Si casa tiene ventanas, como todas las casas. Ya saben, sirven para que entre aire y luz. Su misión es aparentemente sencilla. Aire, para respirar, y luz para ver. Lo que ocurre es que las ventanas no tienen vigilante fronterizos y dejan pasar a cualquiera. Cada dos por tres, disfrazadas de aire limpio se cuelan en mi casa motos petarderas, se pasean por el salón dejando un reguero de ruido infernal, rompen conversaciones y sueños, y se largan impunes dejando una estela de ametralladora.
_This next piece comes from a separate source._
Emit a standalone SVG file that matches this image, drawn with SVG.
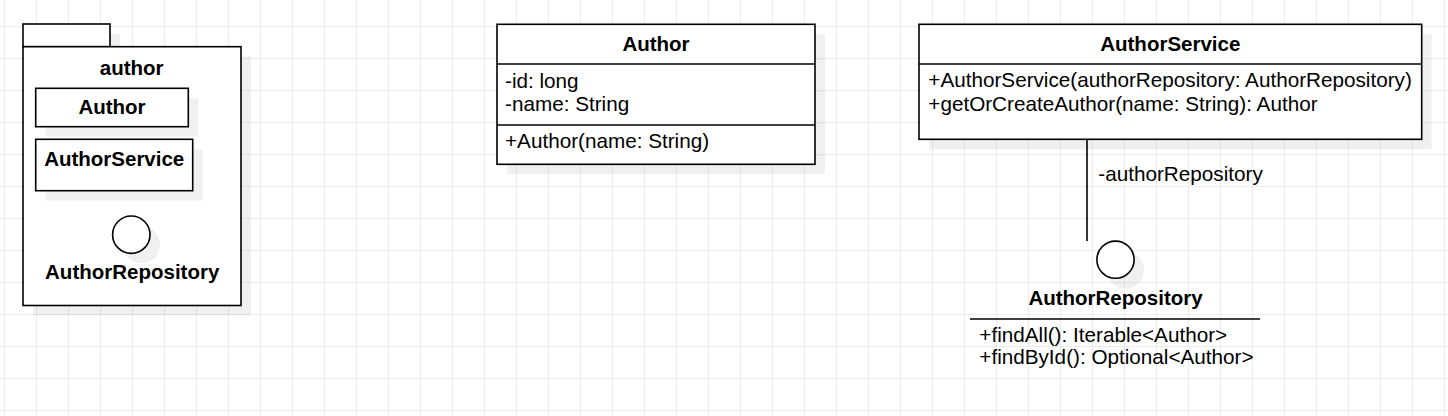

No se extrañen si una noche calurosa abro la ventana para que entre ese airecillo soñado, y ¡zas! se mete el camión de la basura, un servicio público dando ejemplo de alboroto. Da una vuelta alrededor de la cama, me mira y se marcha como si nada. Por no hablar del guardia urbano que pita frenético como si el pitido fuera a agilizar el tráfico. Los conductores le miran con asombro pero él insiste. Y ya se ha metido en mi cocina, con el sonido del silbato a tope.

Ya sé, hay alternativas. Cerrar a cal y canto las ventanas dichosas, poner doble vidrio, o triple, y descansar tranquilo sudando la gota gorda porque las pobres ventanas ya no pueden cumplir su papel. Siempre te queda el aire acondicionado, me dicen, tiene la función silencio absoluto, una brisa suave, mediterránea, y un ambientador con aroma a mar. Añades una postal de la playa en el cristal, y a soñar. Cuidado, añade el otro, estás calentando el planeta. ¿Calentando el planeta? No soy yo, es el ruido invasor, que se cuela sin permiso, toma la forma del recipiente, que es mi casa, y revoluciona hasta a los muebles con sus decibelios prohibidos.

Nadie me entiende, solo las ventanas de Windows son insensibles a esa invasión, ellas se abren y se cierran sin efectos colaterales. El ruido resulta ser una contaminación invisible, una tortura tolerada sin rubor. Es ilegal, a todos molesta, pero nadie hace nada por resolverlo. Pasan dos tipos motorizados con escape libre, me acerco a un policía y le pregunto si eso es normal. Me mira extrañado, con un gesto se quita los tapones de los oídos y me dice, dígame, dígame, es que con este ruido si no uso tapones me vuelvo loco. Nada, nada, que tenga usted un buen día, me voy a casa a cerrar las ventanas.

El espacio público se ha convertido en el reino del ruido invasor. Y la ciudadanía, la sufridora permanente. Increíble.